Meng Wang
Assistant Professor,
Department of Electrical ,Computer and Systems Engineering,
Rensselaer Polytechnic Institute
Data Management of High-dimensional Synchrophasor Measurements by Exploiting Low-dimensional Structures
Rm. 3-102, West Main Building. Dec. 23th, 2:00pm-4:00pm
Phasor measurement units (PMUs) can provide synchronized phasor measurements of remote points in the power system at a sampling rate of 30 samples per second or more. Since the DOE smart grid investment program started in 2009, the number of PMUs in the North American power system has increased tremendously.

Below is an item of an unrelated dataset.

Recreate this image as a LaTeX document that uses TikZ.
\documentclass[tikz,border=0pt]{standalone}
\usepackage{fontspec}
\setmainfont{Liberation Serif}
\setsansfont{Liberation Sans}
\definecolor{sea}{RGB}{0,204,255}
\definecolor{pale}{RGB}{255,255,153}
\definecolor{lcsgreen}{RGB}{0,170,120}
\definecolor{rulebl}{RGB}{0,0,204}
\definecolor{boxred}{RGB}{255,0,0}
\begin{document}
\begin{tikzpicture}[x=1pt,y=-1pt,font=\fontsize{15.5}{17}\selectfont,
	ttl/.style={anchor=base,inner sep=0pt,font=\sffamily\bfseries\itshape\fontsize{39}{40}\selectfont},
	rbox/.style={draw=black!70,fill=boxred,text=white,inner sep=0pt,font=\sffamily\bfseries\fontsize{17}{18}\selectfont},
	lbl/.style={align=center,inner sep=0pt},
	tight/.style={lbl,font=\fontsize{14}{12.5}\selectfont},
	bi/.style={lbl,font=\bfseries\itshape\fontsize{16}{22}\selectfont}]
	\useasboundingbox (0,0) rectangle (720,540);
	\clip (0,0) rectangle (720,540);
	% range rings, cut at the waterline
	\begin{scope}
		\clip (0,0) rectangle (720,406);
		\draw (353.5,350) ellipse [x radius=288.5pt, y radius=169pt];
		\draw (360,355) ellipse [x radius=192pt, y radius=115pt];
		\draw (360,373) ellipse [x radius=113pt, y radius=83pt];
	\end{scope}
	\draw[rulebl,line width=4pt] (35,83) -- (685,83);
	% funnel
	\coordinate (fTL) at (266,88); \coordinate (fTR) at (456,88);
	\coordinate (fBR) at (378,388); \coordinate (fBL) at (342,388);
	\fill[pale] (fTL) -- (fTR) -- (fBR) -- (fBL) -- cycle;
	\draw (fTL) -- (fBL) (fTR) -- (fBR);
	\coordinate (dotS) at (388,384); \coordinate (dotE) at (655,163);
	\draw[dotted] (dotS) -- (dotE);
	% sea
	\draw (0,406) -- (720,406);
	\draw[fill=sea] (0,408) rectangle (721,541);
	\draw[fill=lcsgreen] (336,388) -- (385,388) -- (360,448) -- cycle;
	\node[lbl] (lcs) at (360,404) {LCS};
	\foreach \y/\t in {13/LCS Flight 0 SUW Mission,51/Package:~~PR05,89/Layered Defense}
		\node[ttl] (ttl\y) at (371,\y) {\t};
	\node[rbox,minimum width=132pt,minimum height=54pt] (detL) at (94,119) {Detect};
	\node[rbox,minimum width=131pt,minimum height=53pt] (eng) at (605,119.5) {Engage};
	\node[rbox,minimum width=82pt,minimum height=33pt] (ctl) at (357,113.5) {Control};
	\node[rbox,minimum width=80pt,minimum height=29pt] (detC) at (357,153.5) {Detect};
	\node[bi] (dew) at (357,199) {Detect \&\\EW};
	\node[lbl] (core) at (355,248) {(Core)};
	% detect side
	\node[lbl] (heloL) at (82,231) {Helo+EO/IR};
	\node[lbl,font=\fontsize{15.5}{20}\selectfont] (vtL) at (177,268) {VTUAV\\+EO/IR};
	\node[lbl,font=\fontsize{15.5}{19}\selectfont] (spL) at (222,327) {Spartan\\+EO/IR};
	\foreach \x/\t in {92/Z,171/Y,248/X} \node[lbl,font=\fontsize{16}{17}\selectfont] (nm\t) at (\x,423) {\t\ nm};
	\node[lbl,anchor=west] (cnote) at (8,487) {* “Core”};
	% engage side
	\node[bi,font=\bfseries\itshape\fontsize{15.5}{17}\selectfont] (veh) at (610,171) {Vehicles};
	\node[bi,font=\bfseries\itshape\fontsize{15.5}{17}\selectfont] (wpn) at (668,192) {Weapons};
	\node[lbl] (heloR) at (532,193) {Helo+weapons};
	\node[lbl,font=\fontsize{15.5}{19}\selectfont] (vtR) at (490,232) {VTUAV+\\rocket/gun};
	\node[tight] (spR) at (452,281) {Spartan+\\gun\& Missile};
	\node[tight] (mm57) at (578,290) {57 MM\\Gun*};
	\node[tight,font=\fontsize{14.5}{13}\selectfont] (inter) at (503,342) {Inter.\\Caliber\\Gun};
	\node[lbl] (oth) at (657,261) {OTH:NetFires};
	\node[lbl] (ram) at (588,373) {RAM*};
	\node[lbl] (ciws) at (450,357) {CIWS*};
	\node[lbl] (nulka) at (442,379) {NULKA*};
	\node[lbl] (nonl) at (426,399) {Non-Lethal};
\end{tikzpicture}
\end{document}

The collection of high-dimensional PMU measurements will be futile if they are not supported by efficient data management and information extraction methods.

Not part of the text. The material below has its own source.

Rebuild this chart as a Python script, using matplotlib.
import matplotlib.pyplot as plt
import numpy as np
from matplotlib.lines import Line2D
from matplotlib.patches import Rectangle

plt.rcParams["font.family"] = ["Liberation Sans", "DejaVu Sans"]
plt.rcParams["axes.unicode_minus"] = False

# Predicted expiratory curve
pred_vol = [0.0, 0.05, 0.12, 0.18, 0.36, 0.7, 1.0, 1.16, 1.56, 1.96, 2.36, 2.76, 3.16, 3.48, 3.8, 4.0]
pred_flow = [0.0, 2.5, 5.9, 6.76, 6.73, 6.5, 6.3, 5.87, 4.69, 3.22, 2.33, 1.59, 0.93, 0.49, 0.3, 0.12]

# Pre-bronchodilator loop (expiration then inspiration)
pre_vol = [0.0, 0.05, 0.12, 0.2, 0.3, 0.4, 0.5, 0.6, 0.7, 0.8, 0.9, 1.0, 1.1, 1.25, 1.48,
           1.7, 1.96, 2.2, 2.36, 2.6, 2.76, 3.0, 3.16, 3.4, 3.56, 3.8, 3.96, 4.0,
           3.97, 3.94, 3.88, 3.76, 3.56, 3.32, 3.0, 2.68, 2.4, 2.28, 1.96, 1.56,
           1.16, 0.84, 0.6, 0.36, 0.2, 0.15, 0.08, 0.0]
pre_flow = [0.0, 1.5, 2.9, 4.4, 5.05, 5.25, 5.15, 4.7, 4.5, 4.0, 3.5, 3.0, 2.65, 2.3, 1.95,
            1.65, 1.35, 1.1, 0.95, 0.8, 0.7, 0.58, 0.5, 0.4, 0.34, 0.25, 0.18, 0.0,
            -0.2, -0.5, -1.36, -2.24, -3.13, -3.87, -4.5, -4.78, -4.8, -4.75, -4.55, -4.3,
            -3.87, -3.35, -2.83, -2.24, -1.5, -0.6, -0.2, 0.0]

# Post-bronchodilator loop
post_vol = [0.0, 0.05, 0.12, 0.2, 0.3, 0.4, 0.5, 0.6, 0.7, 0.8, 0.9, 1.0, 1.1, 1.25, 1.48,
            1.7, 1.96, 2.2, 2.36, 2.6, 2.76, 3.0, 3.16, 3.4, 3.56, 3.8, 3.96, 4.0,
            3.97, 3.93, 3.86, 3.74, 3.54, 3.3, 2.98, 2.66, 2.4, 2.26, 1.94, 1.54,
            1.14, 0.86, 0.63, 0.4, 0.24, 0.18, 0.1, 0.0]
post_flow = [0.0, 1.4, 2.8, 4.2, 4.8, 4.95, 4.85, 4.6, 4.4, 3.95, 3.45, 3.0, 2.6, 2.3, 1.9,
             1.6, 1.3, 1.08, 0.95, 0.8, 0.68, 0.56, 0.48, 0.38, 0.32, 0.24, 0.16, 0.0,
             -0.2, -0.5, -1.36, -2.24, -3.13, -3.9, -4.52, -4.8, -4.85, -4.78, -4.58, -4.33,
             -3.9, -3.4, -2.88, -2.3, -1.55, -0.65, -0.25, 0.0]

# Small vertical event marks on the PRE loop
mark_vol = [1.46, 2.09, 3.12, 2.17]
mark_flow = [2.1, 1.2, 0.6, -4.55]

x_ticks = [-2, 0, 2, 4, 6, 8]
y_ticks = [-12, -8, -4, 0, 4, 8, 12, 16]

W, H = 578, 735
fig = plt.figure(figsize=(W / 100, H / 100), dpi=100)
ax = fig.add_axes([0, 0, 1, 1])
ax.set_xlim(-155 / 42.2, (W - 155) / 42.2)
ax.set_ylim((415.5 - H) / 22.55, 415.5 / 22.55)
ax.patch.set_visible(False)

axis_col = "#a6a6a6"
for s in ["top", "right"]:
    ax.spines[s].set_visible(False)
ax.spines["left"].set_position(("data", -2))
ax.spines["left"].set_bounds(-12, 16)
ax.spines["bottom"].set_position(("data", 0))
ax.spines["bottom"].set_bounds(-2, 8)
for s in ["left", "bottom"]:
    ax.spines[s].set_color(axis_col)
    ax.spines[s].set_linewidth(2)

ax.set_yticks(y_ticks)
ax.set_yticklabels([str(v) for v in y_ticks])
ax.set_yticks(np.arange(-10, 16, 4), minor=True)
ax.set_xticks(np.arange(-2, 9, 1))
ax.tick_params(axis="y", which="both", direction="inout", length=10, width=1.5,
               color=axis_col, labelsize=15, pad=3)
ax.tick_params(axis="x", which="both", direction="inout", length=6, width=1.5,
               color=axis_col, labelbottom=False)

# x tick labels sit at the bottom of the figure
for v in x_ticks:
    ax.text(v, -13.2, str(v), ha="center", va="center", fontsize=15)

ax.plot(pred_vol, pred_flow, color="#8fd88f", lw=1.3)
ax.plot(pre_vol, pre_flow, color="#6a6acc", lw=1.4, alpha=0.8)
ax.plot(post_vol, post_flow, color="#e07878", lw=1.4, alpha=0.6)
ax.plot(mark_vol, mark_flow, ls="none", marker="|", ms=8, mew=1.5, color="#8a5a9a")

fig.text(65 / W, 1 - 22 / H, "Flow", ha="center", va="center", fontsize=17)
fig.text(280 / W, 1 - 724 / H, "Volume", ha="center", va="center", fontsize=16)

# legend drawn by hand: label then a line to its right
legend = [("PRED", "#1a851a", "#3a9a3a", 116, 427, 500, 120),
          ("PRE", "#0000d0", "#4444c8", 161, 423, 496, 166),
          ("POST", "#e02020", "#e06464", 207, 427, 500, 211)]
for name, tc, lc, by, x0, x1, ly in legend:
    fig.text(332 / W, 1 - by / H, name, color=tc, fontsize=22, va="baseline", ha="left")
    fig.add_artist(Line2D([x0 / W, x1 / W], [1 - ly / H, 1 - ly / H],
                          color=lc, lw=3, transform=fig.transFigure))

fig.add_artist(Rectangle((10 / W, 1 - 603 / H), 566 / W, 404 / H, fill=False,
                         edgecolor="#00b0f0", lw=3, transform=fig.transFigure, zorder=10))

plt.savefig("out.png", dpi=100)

Compressed sensing theory and low-rank matrix theory show that the acquisition, storage, and processing of high-dimensional data can be much simplified if the data exhibit certain low-dimensional structures such as sparsity and low-rankness. Due to the wide existence of low-dimensional models, compressed sensing and low rank methods have been applied to medical imaging, computer vision, collaborative filtering, etc.
The focus of this talk is to draw a connection between PMU data management and low-rank methods. After observing the low-rankness of spatial-temporal blocks of PMU measurements in Central New York Power System, we propose a common framework of leveraging low-rankness for multiple PMU data management tasks. Specifically, I will talk about the recovery of missing PMU data and the detection of cyber data attacks and show the theoretical and numerical results of the proposed low-rank methods.
Meng Wang is an assistant professor in the Department of Electrical, Computer, and Systems Engineering at Rensselaer Polytechnic Institute. She obtained her PhD degree in Electrical and Computer Engineering from Cornell University in August 2012. She was a postdoc research scholar at Duke University before she joined RPI in Spring 2013. She obtained her BS and MS degrees in Electrical Engineering from Tsinghua University in 2005 and 2007 respectively. Her current research focus is high-dimensional data analysis and its application in power system monitoring. Her boarder research interests include signal processing, optimization and networked systems.